Leyendo a Tucidides (IX)

...la ciudad  (Atenas) necesitaba importarlo absolutamente todo, y de ciudad que era pasó a ser una plaza fuerte. De día, los atenienses montaban guardia por turnos en las fortificaciones y, de noche, la hacían todos a excepción de la caballería, unos en los distintos puestos de guardia y otros en las murallas, y sufrían penalidades tanto en invierno como en verano . Pero lo que sobre todo les tenía cogidos era el hecho de sostener dos guerras al mismo tiempo, y habían llegado a una exaltación bélica tal  que antes nadie hubiera creído que fuera posible si hubiera oído hablar de ella. Porque, a pesar de que ellos mismos sufrían el cerco de los peloponesios con una fortificación en su territorio, ni aun así se retiraron de Sicilia, sino que, a su vez, impusieron allí un cerco semejante a Siracusa, una ciudad que  por sí misma no era en nada inferior a Atenas. Y hasta tal punto sorprendieron a los griegos respecto a su poderío y audacia (por cuanto al principio de ía guerra algunos consideraban que los atenienses resistirían un año, otros que dos, y otros que tres años, pero ninguno les daba un período más largo si los peloponesios invadían su territorio), que al año decimoséptimo de la primera invasión marcharon a Sicilia, cuando en todos los aspectos ya se encontraban agotados por la guerra, y se cargaron con el nuevo peso de una guerra en nada inferior a la que ya sostenían con el Peloponeso. Por todo ello, debido a los muchos daños provocados por Decelia y a los otros considerables gastos que se les vinieron encima, también en esta ocasión se vieron en la penuria financiera.

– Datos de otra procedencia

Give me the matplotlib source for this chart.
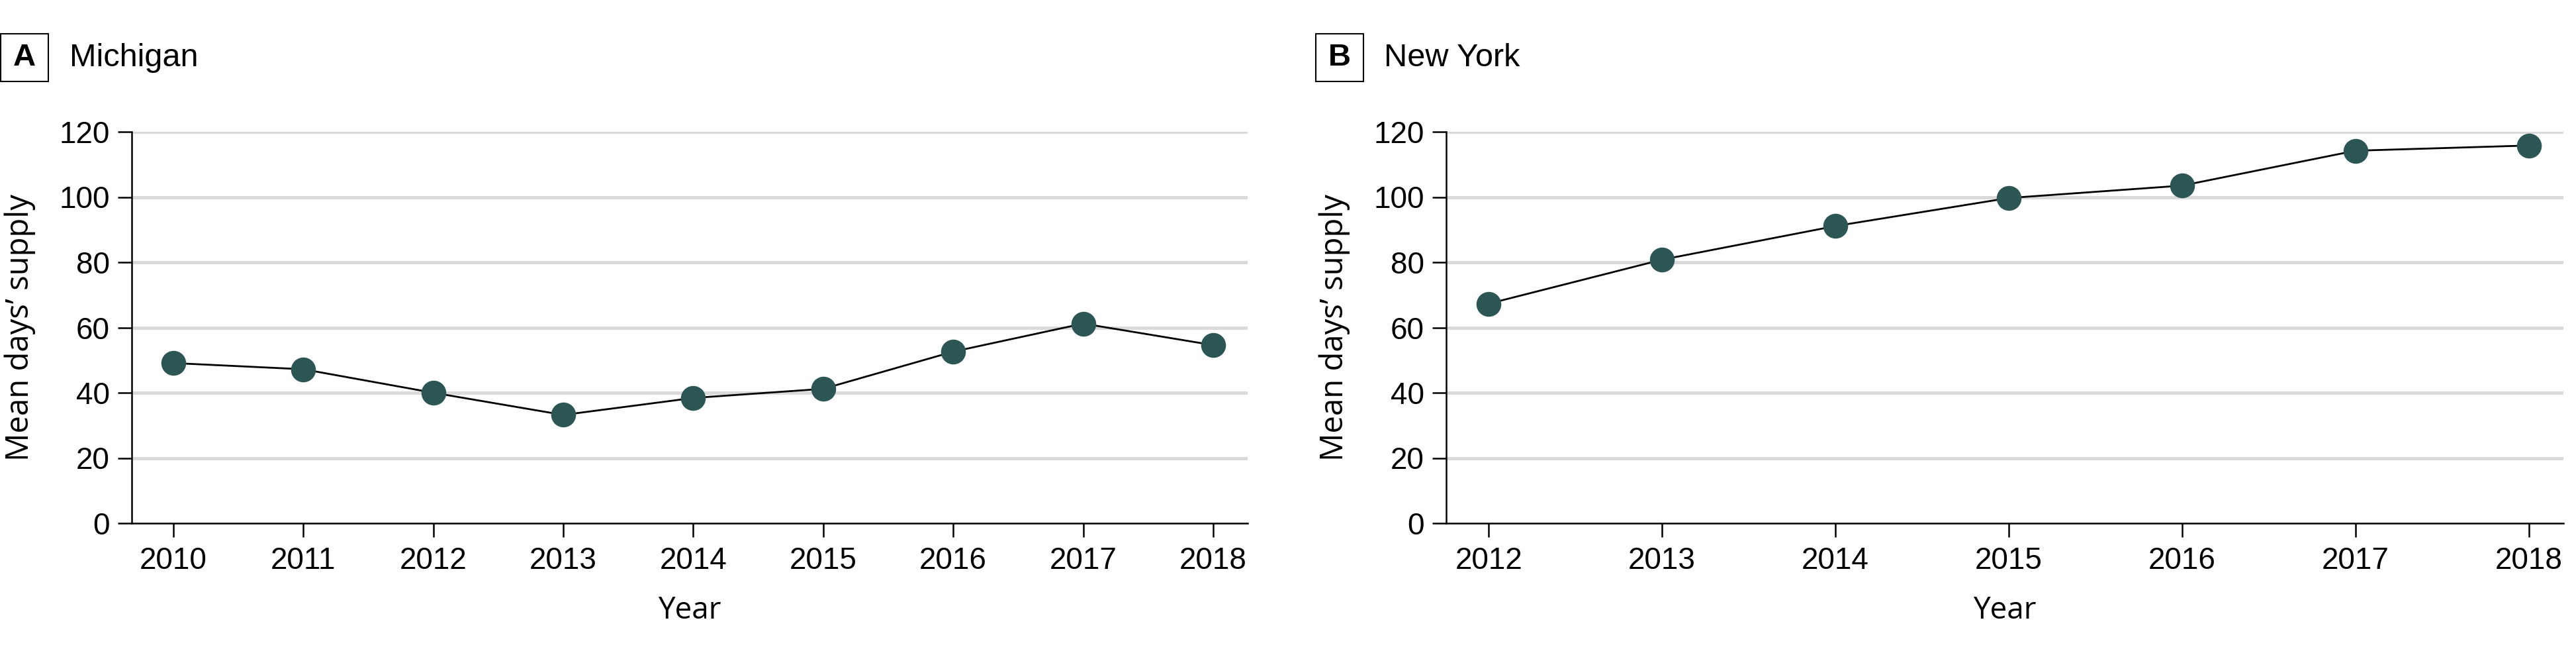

Tucidides Historia de la Guerra del Peloponeso

Cuando escribía mis comentarios sobre la narración de la expedición ateniense a Sicilia, me di cuenta que estaba dejando fuera la impresión que la lectura el relato de Tucidídes me producía ... y eso que describir ese impacto había sido precisamente el motivo de esa entrada. A estas alturas, he leído ya cuatro veces la Historia de la Guerra del Peloponeso, la primera en una una inmensa compilación de obras grecolatinas impresa en letra diminuta y a dos columnas, que saque de la biblioteca popular de Cuatro Caminos. La segunda y  tercera fueron en una de las ediciones baratas de Alianza Editorial, de ésas de tapa blanda que enseguida se deshacía y en la que notas e introducción estaban reducidas al mínimo imprescindible. La última visita, por ahora, ha sido en la versión de cuatro volúmenes de la editorial Gredos en la que hay páginas donde sólo hay dos líneas de texto escritas por Tucidides, mientras que el resto son notas que comentan los detalles más nímios y triviales de la época. Por ejemplo, los sistemas de cerrajería, algo que, lo crean o no, es esencial a la hora de entender alguna operación militar.

Sin embargo, a pesar de la multiplicidad de versiones y traducciones, de haberlo leído en muy diferentes épocas de mi vida, antes de entrar en la universidad, después de titularme en la escuela de Teleco, ahora mismo, que ya empiezo a ser un hombre más que maduro en años y desengaños, la impresión ha continuado siendo la misma. A pesar de saber perfectamente lo que va a pasar, que los atenienses serán derrotados y que esta derrota será catastrófica, definitiva e inapelable, me encuentro imaginando, anhelando, que quizás ahora los protagonistas tomarán una decisión distinta a la histórica, que la cadena inexorable de casualidades se quebrará en algún instante, que la suerte sonreirá a los perdedores y conseguirán salvar algo del desastre, aunque sólo sea sus vidas.

Que la historia se modificará ante mis ojos.